Ticking off each of those boxes has saved you some time and gotten you feeling better than ever.
Now the question is how do we organise our training session to maximise the amount of productive work while minimising the fluff and not getting you home after midday?
My philosophy on training has changed over the past. While shifting towards more is less, we want to ensure, especially in the morning, that we are not spending our time on things we don't need to.
This is why my approach to warming up and getting started is greatly simplified, and as you start your session, it is no different.
Even after you have done the above steps to get ready, you still aren't prepared to put a heavy barbell on your back. That will require some extra work and warming up in a more specific context. However, it doesnt have to be complicated.
Many people will view their warmups as a separate part of their session or an ever-growing list of adjuncts to complete before the real work begins. However, what if I told you that isn't the case?
What if we view warmups as a lower-difficulty activity that still provides the meaningful stimulus and prepares you for your main work?
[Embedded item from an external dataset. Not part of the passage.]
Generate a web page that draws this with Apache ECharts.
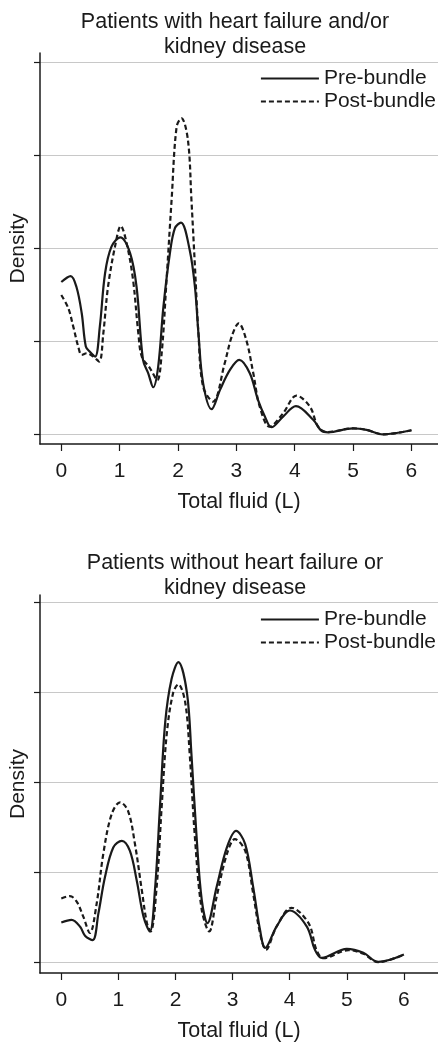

There is always this dogmatic view in powerlifting that the most challenging thing must go first, regardless of the situation. Yes, in some circumstances, ill concede that is correct; however, we can't work in absolutes.
For the instance of training in the morning, especially if you are doing it inconsistently, say 1 -2 morning and 3-4 afternoon sessions, it is going to be hard to acclimate to the time, and you still may feel that bit weaker on your main work. (The good news is the more consistently you train in the morning, that strength deficit goes away as you get used to it.)
However, when you start mornings, or it is a once-off, you have two handy tricks to get around that slight downturn in performance. First off is doing some accessories.
In many situations, and you can be honest with yourself, you sandbag your assistance work. That begs the question if your accessory work is light and easy enough to be a warmup, why not use it as one?
If you are busting your ass on an RPE 10 leg press ok, maybe don't do that before squats, but things like split squats, lighter RDLs, Lighter assistance rows and presses can be done to a high intensity right before your main work with almost no meaningful impact on strength.
This works well on two fronts. First, off you manage to get a relatively good hit of intensity right away that you hardly have to prep for, and two, it will increase the performance of your compound movement because the warmup is directed and valuable!
Secondly, you can just cut your exercise list RIGHT back and increase the amount of workup sets you do for everything.
Often, people will need more time to estimate the number of exercises they need to do in a session. Perform a well-curated list of useful movements, treating the workup sets as stimulating sets. You can significantly increase the amount of work you do while reducing wasted time transitioning between moments.